Permits and engineering in Knox County
Stump grinding itself does not require a standalone permit in Knox County or the City of Knoxville. The permit obligation, where it exists, attaches to the tree removal that precedes it.
For tree removals within the City of Knoxville, permits for protected trees (generally those meeting diameter-at-breast-height thresholds in certain zones) are processed through Knoxville’s Development Services Division. If the tree was removed under an approved permit, that permit number should be referenced when scheduling the stump work.
For unincorporated Knox County parcels, oversight falls under the Knox County Department of Engineering and Public Works. Trees in or adjacent to county rights-of-way may have additional requirements regardless of the stump work itself.
HOA restrictions apply in a large share of Knox County subdivisions. If your neighborhood is governed by an HOA, check whether stump grinding triggers a landscaping change approval, particularly for stumps visible from the street.

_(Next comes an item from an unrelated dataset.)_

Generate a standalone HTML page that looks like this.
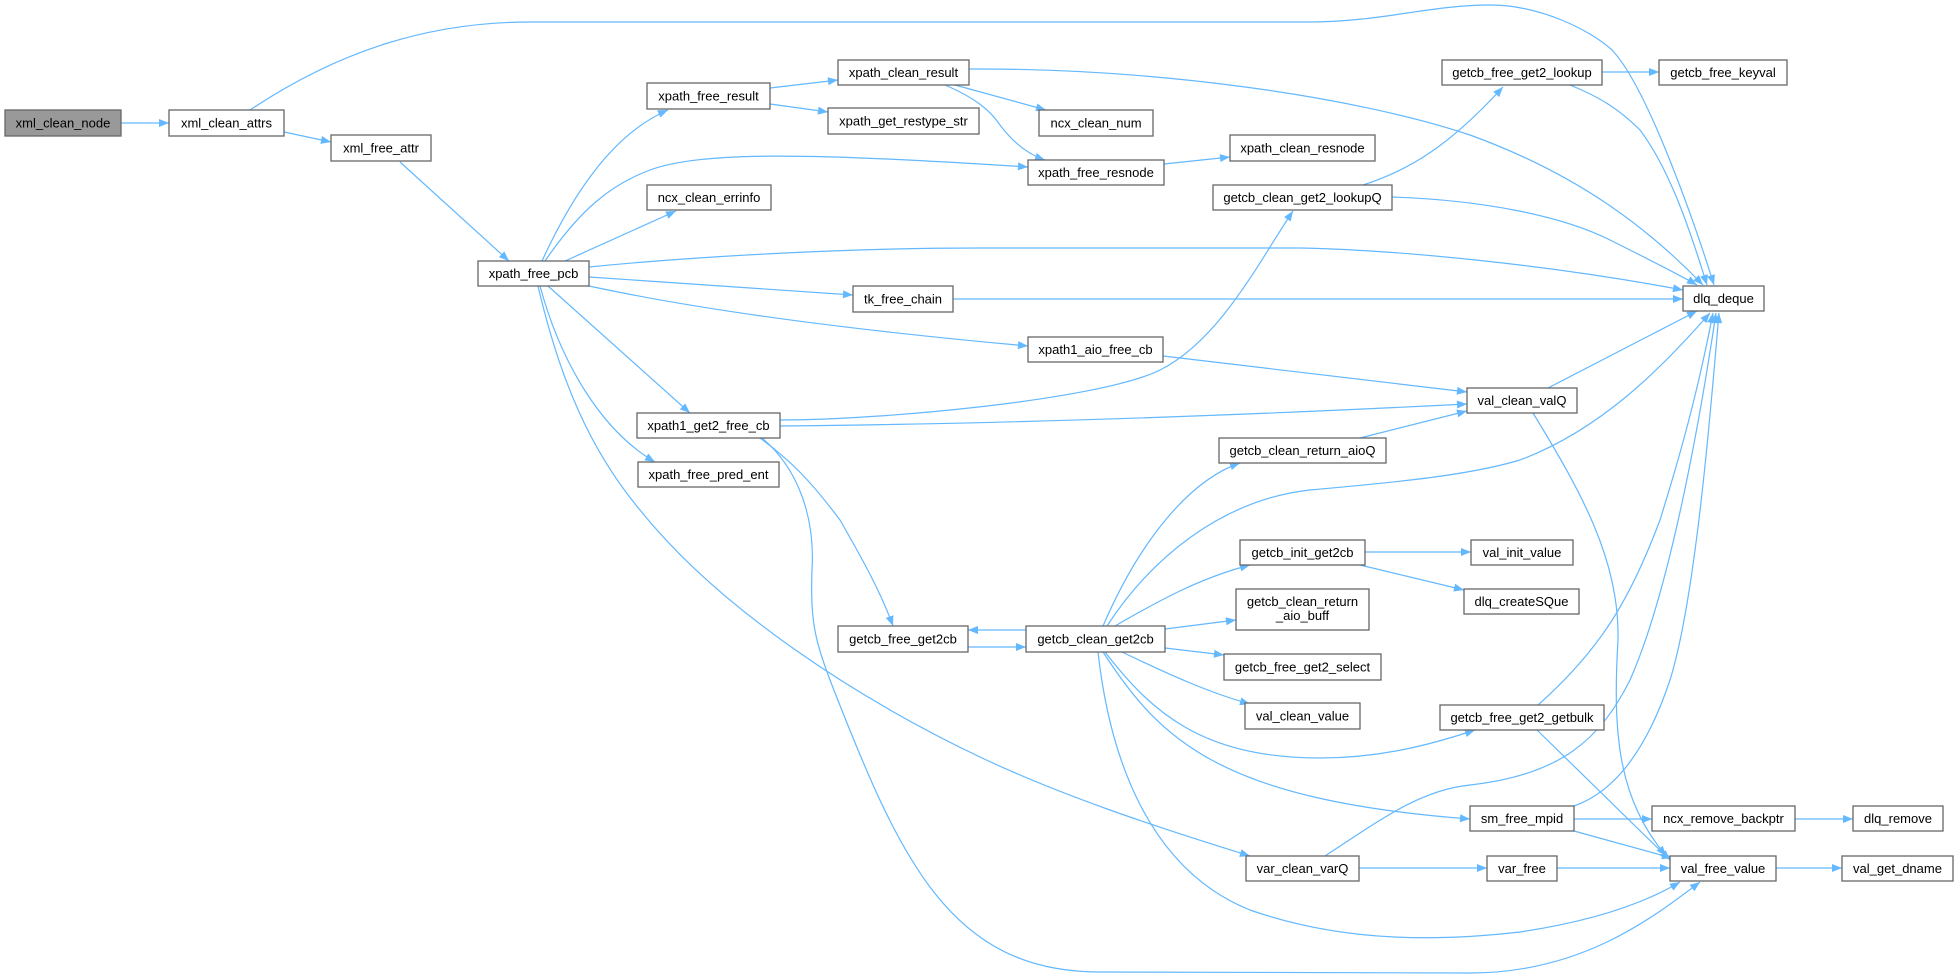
<!DOCTYPE html>
<html><head><meta charset="utf-8"><style>
html,body{margin:0;padding:0;background:#fff;}
svg{display:block;}
text{font-family:"Liberation Sans",Arial,sans-serif;font-size:13px;fill:#000;}
.e{fill:none;stroke:#63b8ff;stroke-width:1.2;}
.n{fill:#fff;stroke:#666;stroke-width:1.3;}
</style></head><body>
<svg width="1959" height="980" viewBox="0 0 1959 980" xmlns="http://www.w3.org/2000/svg">
<defs>
<marker id="a" viewBox="0 0 10 8" refX="10" refY="4" markerWidth="11" markerHeight="8" markerUnits="userSpaceOnUse" orient="auto">
<path d="M0,0 L10,4 L0,8 z" fill="#63b8ff"/></marker>
</defs>
<g marker-end="url(#a)">
<path class="e" d="M121,123 L169,123"/>
<path class="e" d="M250,110 C340,50 430,22 530,22 L1310,22 C1380,22 1430,5 1490,5 C1540,5 1590,30 1612,50 C1650,90 1700,240 1714,285"/>
<path class="e" d="M284,132 L331,142"/>
<path class="e" d="M400,162 L509,261"/>
<path class="e" d="M542,261 C570,200 610,135 668,110"/>
<path class="e" d="M545,261 C580,210 610,185 650,170 C700,152 800,152 1028,167"/>
<path class="e" d="M565,261 L676,211"/>
<path class="e" d="M589,267 C700,256 850,248 980,248 L1300,248 C1400,250 1550,265 1683,290"/>
<path class="e" d="M589,277 L853,295"/>
<path class="e" d="M589,286 C700,310 850,330 1028,346"/>
<path class="e" d="M548,286 L690,413"/>
<path class="e" d="M540,286 C560,360 600,430 655,462"/>
<path class="e" d="M538,286 C560,380 590,450 640,510 C720,610 860,700 980,757 C1060,795 1150,825 1250,856"/>
<path class="e" d="M770,88 L838,80"/>
<path class="e" d="M770,104 L828,112"/>
<path class="e" d="M969,69 C1150,68 1350,95 1470,135 C1580,175 1650,230 1703,285"/>
<path class="e" d="M955,85 L1046,110"/>
<path class="e" d="M945,85 C975,98 990,110 1000,125 C1015,145 1030,155 1045,160"/>
<path class="e" d="M1164,164 L1230,157"/>
<path class="e" d="M1363,185 C1410,170 1450,145 1503,87"/>
<path class="e" d="M1392,197 C1480,200 1560,215 1610,240 C1650,260 1680,275 1697,285"/>
<path class="e" d="M1602,72 L1659,72"/>
<path class="e" d="M1570,85 C1600,97 1620,110 1640,130 C1670,170 1690,230 1707,285"/>
<path class="e" d="M953,299 L1683,299"/>
<path class="e" d="M1163,356 L1467,392"/>
<path class="e" d="M780,420 C880,420 1100,400 1160,370 C1220,340 1260,260 1293,211"/>
<path class="e" d="M780,426 C1000,424 1250,415 1467,404"/>
<path class="e" d="M760,438 C790,460 810,480 840,520 C860,555 880,590 893,626"/>
<path class="e" d="M762,438 C800,470 815,520 812,570 C810,620 815,640 830,680 C900,860 950,972 1100,972 L1470,973 C1580,973 1650,920 1700,882"/>
<path class="e" d="M1548,388 L1697,311"/>
<path class="e" d="M1533,413 C1580,490 1620,560 1618,640 C1612,740 1620,800 1666,856"/>
<path class="e" d="M1360,438 L1467,411"/>
<path class="e" d="M1103,626 C1140,540 1190,480 1240,463"/>
<path class="e" d="M1107,626 C1150,560 1220,500 1310,490 C1400,482 1470,475 1520,460 C1600,430 1660,370 1710,313"/>
<path class="e" d="M1115,626 C1160,600 1200,578 1250,565"/>
<path class="e" d="M1165,629 L1236,620"/>
<path class="e" d="M1165,648 L1224,655"/>
<path class="e" d="M1122,652 C1170,675 1210,693 1250,704"/>
<path class="e" d="M1026,630 L968,630"/>
<path class="e" d="M968,647 L1026,647"/>
<path class="e" d="M1105,652 C1150,710 1200,758 1320,758 C1380,758 1430,745 1475,730"/>
<path class="e" d="M1103,652 C1160,740 1220,800 1470,819"/>
<path class="e" d="M1098,652 C1110,760 1150,870 1250,910 C1350,945 1450,940 1520,932 C1600,920 1650,900 1680,882"/>
<path class="e" d="M1365,552 L1471,552"/>
<path class="e" d="M1360,565 L1464,590"/>
<path class="e" d="M1538,705 C1600,650 1630,600 1660,520 C1685,440 1700,380 1713,313"/>
<path class="e" d="M1537,730 L1670,860"/>
<path class="e" d="M1325,856 C1380,820 1420,790 1470,785 C1560,775 1600,740 1630,680 C1670,590 1700,420 1716,313"/>
<path class="e" d="M1359,868 L1487,868"/>
<path class="e" d="M1574,806 C1620,790 1650,740 1670,680 C1695,600 1710,420 1719,313"/>
<path class="e" d="M1574,819 L1652,819"/>
<path class="e" d="M1574,831 L1672,858"/>
<path class="e" d="M1795,819 L1853,819"/>
<path class="e" d="M1557,868 L1670,868"/>
<path class="e" d="M1776,868 L1842,868"/>
</g>
<g text-anchor="middle">
<rect x="5" y="110" width="116" height="26" fill="#999" stroke="#666" stroke-width="1.3"/><text x="63" y="127.5">xml_clean_node</text>
<rect class="n" x="169" y="110" width="115" height="26"/><text x="226.5" y="127.5">xml_clean_attrs</text>
<rect class="n" x="331" y="135" width="100" height="26"/><text x="381" y="152.5">xml_free_attr</text>
<rect class="n" x="478" y="261" width="111" height="25"/><text x="533.5" y="278">xpath_free_pcb</text>
<rect class="n" x="647" y="83" width="123" height="26"/><text x="708.5" y="100.5">xpath_free_result</text>
<rect class="n" x="838" y="60" width="131" height="25"/><text x="903.5" y="77">xpath_clean_result</text>
<rect class="n" x="828" y="108" width="151" height="26"/><text x="903.5" y="125.5">xpath_get_restype_str</text>
<rect class="n" x="647" y="185" width="124" height="25"/><text x="709" y="202">ncx_clean_errinfo</text>
<rect class="n" x="853" y="286" width="100" height="26"/><text x="903" y="303.5">tk_free_chain</text>
<rect class="n" x="637" y="413" width="143" height="25"/><text x="708.5" y="430">xpath1_get2_free_cb</text>
<rect class="n" x="638" y="462" width="141" height="25"/><text x="708.5" y="479">xpath_free_pred_ent</text>
<rect class="n" x="1039" y="110" width="114" height="26"/><text x="1096" y="127.5">ncx_clean_num</text>
<rect class="n" x="1028" y="160" width="136" height="25"/><text x="1096" y="177">xpath_free_resnode</text>
<rect class="n" x="1230" y="135" width="145" height="26"/><text x="1302.5" y="152.5">xpath_clean_resnode</text>
<rect class="n" x="1213" y="185" width="179" height="25"/><text x="1302.5" y="202">getcb_clean_get2_lookupQ</text>
<rect class="n" x="1028" y="337" width="135" height="25"/><text x="1095.5" y="354">xpath1_aio_free_cb</text>
<rect class="n" x="1219" y="438" width="167" height="25"/><text x="1302.5" y="455">getcb_clean_return_aioQ</text>
<rect class="n" x="1442" y="60" width="160" height="25"/><text x="1522" y="77">getcb_free_get2_lookup</text>
<rect class="n" x="1659" y="60" width="128" height="25"/><text x="1723" y="77">getcb_free_keyval</text>
<rect class="n" x="1683" y="286" width="81" height="25"/><text x="1723.5" y="303">dlq_deque</text>
<rect class="n" x="1467" y="388" width="110" height="25"/><text x="1522" y="405">val_clean_valQ</text>
<rect class="n" x="838" y="626" width="130" height="26"/><text x="903" y="643.5">getcb_free_get2cb</text>
<rect class="n" x="1026" y="626" width="139" height="26"/><text x="1095.5" y="643.5">getcb_clean_get2cb</text>
<rect class="n" x="1240" y="540" width="125" height="25"/><text x="1302.5" y="557">getcb_init_get2cb</text>
<rect class="n" x="1236" y="589" width="133" height="41"/><text x="1302.5" y="606">getcb_clean_return</text><text x="1302.5" y="620">_aio_buff</text>
<rect class="n" x="1224" y="654" width="157" height="26"/><text x="1302.5" y="671.5">getcb_free_get2_select</text>
<rect class="n" x="1245" y="703" width="115" height="26"/><text x="1302.5" y="720.5">val_clean_value</text>
<rect class="n" x="1440" y="705" width="164" height="25"/><text x="1522" y="722">getcb_free_get2_getbulk</text>
<rect class="n" x="1246" y="856" width="113" height="25"/><text x="1302.5" y="873">var_clean_varQ</text>
<rect class="n" x="1471" y="540" width="102" height="25"/><text x="1522" y="557">val_init_value</text>
<rect class="n" x="1464" y="589" width="115" height="25"/><text x="1521.5" y="606">dlq_createSQue</text>
<rect class="n" x="1470" y="806" width="104" height="25"/><text x="1522" y="823">sm_free_mpid</text>
<rect class="n" x="1652" y="806" width="143" height="25"/><text x="1723.5" y="823">ncx_remove_backptr</text>
<rect class="n" x="1853" y="806" width="90" height="25"/><text x="1898" y="823">dlq_remove</text>
<rect class="n" x="1487" y="856" width="70" height="25"/><text x="1522" y="873">var_free</text>
<rect class="n" x="1670" y="856" width="106" height="25"/><text x="1723" y="873">val_free_value</text>
<rect class="n" x="1842" y="856" width="111" height="25"/><text x="1897.5" y="873">val_get_dname</text>
</g>
</svg>
</body></html>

For details on how the Knoxville tree services market handles permits, access, and scheduling, the local service area page covers jurisdiction-specific questions. If you are dealing with storm debris from an event like the flooding and wind damage that followed Hurricane Helene’s remnants across East Tennessee in September 2024, documentation for your insurance claim should be assembled before the stump is ground, since the evidence of the original tree failure is destroyed in the process. The Insurance Information Institute’s guidance on fallen tree coverage outlines what adjusters typically look for when evaluating storm-related removal claims.
Working with an ISA-certified arborist before scheduling the grind is worth the extra step if there is any question about the tree’s health history or whether the removal itself was correctly performed. Certification is verifiable through the ISA’s public lookup tool, and it provides the written documentation that both insurance adjusters and permit offices expect to see.